The stadium was originally planned to be located near Vancouver's Waterfront Station over former Canadian Pacific Railway property. The Whitecaps own this site (marked as #1 on the map to the left) but the location was determined to be impractical, causing the Whitecaps to negotiate with the Port Authority for another site directly on the water, nearby the original location but involving the reclamation of some land and the demolition of the Seabus terminal (site #2). Because of the impact on the Seabus and port traffic, negotiations have since moved to another location directly east of that site (#3). The Vancouver port authority has been the main obstacle for getting the stadium approved, but they've at least been negotiating (the hot rumour is a land swap between the Whitecaps and the port authority). BC Place is shown to the left as #4, for reference. The distance between the left and right edges of the map is about 1.83 kilometers.

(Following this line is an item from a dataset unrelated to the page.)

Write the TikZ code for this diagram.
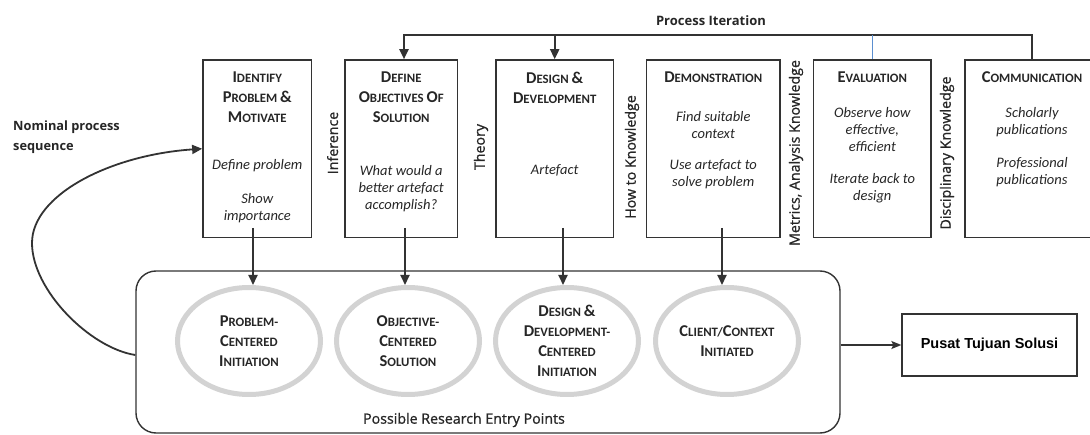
\documentclass[tikz,border=0pt]{standalone}
\usepackage{fontspec}
\setmainfont{Carlito}
\newfontfamily\osans{Open Sans}
\newfontfamily\osansm[FakeBold=1]{Open Sans}
\newfontfamily\lsans{Liberation Sans}
\usetikzlibrary{arrows.meta,shapes.geometric,calc}
\definecolor{ink}{HTML}{262626}
\definecolor{linec}{HTML}{333333}
\definecolor{ringc}{HTML}{D3D3D3}
\definecolor{iterblue}{HTML}{5B8FD0}
\newcommand\Bc[1]{{\fontsize{16.5}{20}\selectfont #1}}
\begin{document}
\begin{tikzpicture}[x=1pt,y=-1pt,
  stage/.style={draw=linec, line width=1.6pt, minimum height=177.5pt, inner sep=0pt},
  head/.style={font=\bfseries\fontsize{12.8}{20}\selectfont, align=center, text=ink, inner sep=0pt},
  body/.style={font=\itshape\fontsize{14.5}{17}\selectfont, align=center, text=ink, inner sep=0pt},
  vlabel/.style={rotate=90, font=\osansm\fontsize{14.2}{16}\selectfont, text=ink, inner sep=0pt},
  entry/.style={ellipse, draw=ringc, line width=5pt, minimum width=143pt, minimum height=107pt, inner sep=0pt, align=center, font=\bfseries\fontsize{12.8}{20}\selectfont, text=ink},
  arr/.style={draw=linec, line width=2pt, -{Triangle[length=10pt,width=9pt]}},
  thinarr/.style={draw=linec, line width=1.4pt, -{Stealth[length=10pt,width=8pt,inset=2pt]}},
]
\useasboundingbox (0,0) rectangle (1090,435);

% stage boxes
\node[stage, minimum width=108.7pt] (b1) at (257.3,148.75) {};
\node[stage, minimum width=112.3pt] (b2) at (401.2,148.75) {};
\node[stage, minimum width=117.3pt] (b3) at (554.7,148.75) {};
\node[stage, minimum width=133.5pt] (b4) at (713.3,148.75) {};
\node[stage, minimum width=117.4pt] (b5) at (872.3,148.75) {};
\node[stage, minimum width=134pt]   (b6) at (1032,148.75) {};

% headings
\node[head] (h1) at (257.3,97.5) {\Bc{I}DENTIFY\\\Bc{P}ROBLEM \Bc{\&}\\\Bc{M}OTIVATE};
\node[head] (h2) at (401.2,97.5) {\Bc{D}EFINE\\\Bc{O}BJECTIVES \Bc{O}F\\\Bc{S}OLUTION};
\node[head] (h3) at (554.7,87.5) {\Bc{D}ESIGN \Bc{\&}\\\Bc{D}EVELOPMENT};
\node[head] (h4) at (713.3,77.5) {\Bc{D}EMONSTRATION};
\node[head] (h5) at (872.3,77.5) {\Bc{E}VALUATION};
\node[head] (h6) at (1032,77.5) {\Bc{C}OMMUNICATION};

% body texts
\node[body] (t1a) at (257.3,165.7) {Define problem};
\node[body] (t1b) at (257.3,208) {Show\\importance};
\node[body] (t2) at (401.2,189) {What would a\\better artefact\\accomplish?};
\node[body] (t3) at (554.7,170) {Artefact};
\node[body] (t4a) at (713.3,124.7) {Find suitable\\context};
\node[body] (t4b) at (713.3,174) {Use artefact to\\solve problem};
\node[body] (t5a) at (872.3,130) {Observe how\\effective,\\efficient};
\node[body] (t5b) at (872.3,188.3) {Iterate back to\\design};
\node[body] (t6a) at (1032,121.7) {Scholarly\\publications};
\node[body] (t6b) at (1032,171.7) {Professional\\publications};

% vertical knowledge labels
\node[vlabel] (vinf) at (332.6,143) {Inference};
\node[vlabel] (vthe) at (481,147) {Theory};
\node[vlabel] (vhow) at (632,157) {How to Knowledge};
\node[vlabel] (vmet) at (796,153) {Metrics, Analysis Knowledge};
\node[vlabel] (vdis) at (947,153) {Disciplinary Knowledge};

% process iteration
\node[font=\osans\bfseries\fontsize{13}{15}\selectfont, text=ink, inner sep=0pt] (iter) at (711,21) {Process Iteration};
\coordinate (p2) at (404,35);
\coordinate (p3) at (554.7,35);
\coordinate (p5) at (872.3,35);
\coordinate (p6) at (1032,35);
\draw[arr] (b6.north) -- (p6) -- (p2) -- (p2 |- b2.north);
\draw[arr] (p3) -- (b3.north);
\draw[iterblue, line width=1.5pt] (p5) -- (b5.north);

% entry points
\node[draw=linec, line width=1.4pt, rounded corners=20pt, minimum width=704pt, minimum height=162pt] (entrybox) at (488,352) {};
\node[entry] (e1) at (249,341) {\Bc{P}ROBLEM-\\\Bc{C}ENTERED\\\Bc{I}NITIATION};
\node[entry] (e2) at (408,341) {\Bc{O}BJECTIVE-\\\Bc{C}ENTERED\\\Bc{S}OLUTION};
\node[entry] (e3) at (567,341) {\Bc{D}ESIGN \Bc{\&}\\\Bc{D}EVELOPMENT-\\\Bc{C}ENTERED\\\Bc{I}NITIATION};
\node[entry] (e4) at (727,341) {\Bc{C}LIENT/\Bc{C}ONTEXT\\\Bc{I}NITIATED};
\node[font=\osansm\fontsize{14.2}{16}\selectfont, text=ink, inner sep=0pt] (poss) at (464,420) {Possible Research Entry Points};

\coordinate (d1) at (253,228);
\coordinate (d2) at (405,228);
\coordinate (d3) at (563,228);
\coordinate (d4) at (722,228);
\draw[arr] (d1) -- (d1 |- e1.north);
\draw[arr] (d2) -- (d2 |- e2.north);
\draw[arr] (d3) -- (d3 |- e3.north);
\draw[arr] (d4) -- (d4 |- e4.north);

% nominal sequence loop
\node[anchor=west, align=left, font=\osans\bfseries\fontsize{12.8}{19.5}\selectfont, text=ink, inner sep=0pt] (nominal) at (13,137) {Nominal process\\sequence};
\coordinate (loopl) at (32,243);
\draw[arr, line width=1.8pt] ([yshift=-3pt]entrybox.west) .. controls (90,348) and (32,290) .. (loopl) .. controls (32,195) and (110,155) .. (b1.west);

% goal
\node[draw=linec, line width=1.3pt, minimum width=175pt, minimum height=62pt, font=\lsans\bfseries\fontsize{14.5}{16}\selectfont, text=black] (goal) at (989.5,345) {Pusat Tujuan Solusi};
\draw[thinarr] (entrybox.east |- goal.west) -- (goal.west);
\end{tikzpicture}
\end{document}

The waterfront location has a number of advantages. Environmentalists and transit wonks should be enthusastic, as it is located almost on top of the Waterfront public transit exchange where the three Skytrain lines, the commuter West Coast Express train, and a bundle of bus routes all intersect. The second plan would have mutilated the Seabus service, but this has been mercifully corrected. The waterfront stadium would be adjacent to Crab Park, but forty-year-old Swangard Stadium is located in Burnaby's Central Park and so far the park has not been burned down in an alcohol-fueled orgy of destruction. Moreover, unlike western Burnaby, there are a number of taverns and restaurants in Gastown that would benefit from the increased business of a waterfront stadium, and the area is accustomed to handling a large number of revelers.
Ultimately there is no reason not to let the Whitecaps build a stadium on the Vancouver waterfront. The real concerns about earlier proposals have been ironed out, and what's left is a combination of groundless fearmongering and knee-jerk armchair fascism saying that Private Property is Bad and that we must be careful lest an addict-riddled park be marred by people actually enjoying it. The alternative is a ridiculously expensive and largely unnecessary stadium project being thrust upon an already overtaxed public that will enjoy absolutely zero return on investment.
So it's only natural that British Columbia is so far taking the insane route.